Revitalisasi Kawasan Kumuh Bandung
Sumber :
  • ANTARA FOTO/Novrian Arbi
VIVA.co.id - Permukiman kumuh masih menjadi masalah akut yang terjadi di Ibu Kota DKI Jakarta. Berdasarkan data dari Badan Pusat Statistik (BPS), jumlah Rukun Warga (RW) kumuh di Jakarta pada 2013 mencapai 264 RW. 

Saat ini, di Jakarta Timur saja misalnya, ada sekitar 44 RW yang masuk dalam kategori kumuh dan yang terbanyak jumlah berada di Kecamatan Jatinegara.

Untuk menetapkan masuk dalam kategori kumuh ini ada beberapa kriteria yang digunakan. Antara lain, dilihat dari kepadatan penduduk, tata letak bangunan, ventilasi bangunan, saluran drainase, dan cara warga membuang sampah.

Asisten Kota Community Development dari Kementerian Pekerjaan Umum dan Perumahan Rakyat (PUPR) Dewi Salma menilai, minimnya kesadaran masyarakat dan komitmen dari aparat membuat permukiman kumuh di Ibu Kota menjadi permasalahan yang tak pernah selesai.

"Sebenarnya ini mindset warga juga mau tinggal di situ.

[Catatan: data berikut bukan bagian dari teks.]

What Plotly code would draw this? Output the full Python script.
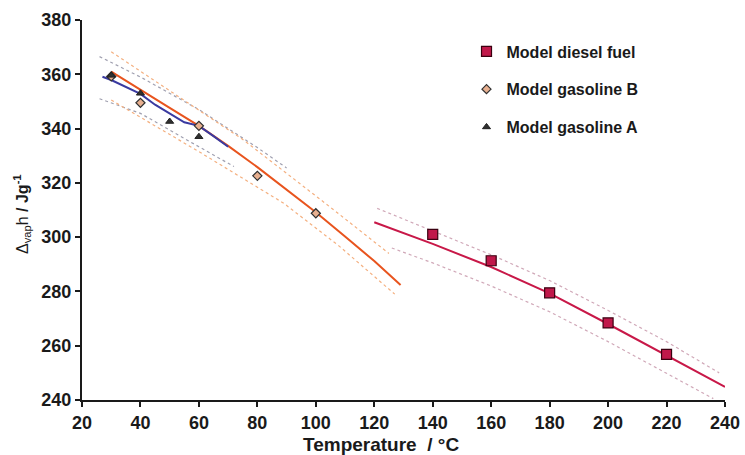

Mereka merasa miskin, karena dengan begitu banyak bantuan yang diterima," ujar Dewi dalam Lokakarya Program Peningkatan Kualitas Permukiman (P2KP) di Jakarta, Rabu 30 September 2015.

Dewi melanjutkan, saat ini penataan permukiman kumuh identik dengan perbaikan infrastruktur. Menurut Dewi, masyarakat di dalamnya juga perlu dilibatkan sebagai subjek pembangunan.

"Seperti kader jumantik (juru pemantau jentik nyamuk) itu sebenarnya kan bisa dari masyarakat sendiri, tidak harus tiap Jumat mesti dari kelurahan yang mengecek," ujarnya singkat.

Selain itu, banyaknya warga yang menempati permukiman kumuh disebabkan luas lahan yang tak sebanding dengan padatnya penduduk di Jakarta. Warga terpaksa tinggal di permukiman kumuh lantaran lahan di Jakarta saat ini terhitung mahal.

Untuk mengubah mindset masyarakat agar lebih kritis pada kebersihan tempat tinggalnya, pihaknya melaksanakan Program Peningkatan Kualitas Permukiman (P2KP) dengan target 100-0-100. Ia menjelaskan target ini adalah 100 persen akses air minum bagi warga, mengurangi kawasan kumuh hingga 0 persen, dan 100 persen akses sanitasi bagi warga.

"Program ini dilaksanakan dengan mengumpulkan aspirasi masyarakat, model bottom up jadi tidak hanya dari pemerintah tapi warga juga bisa menentukan penataan permukiman yang diinginkan."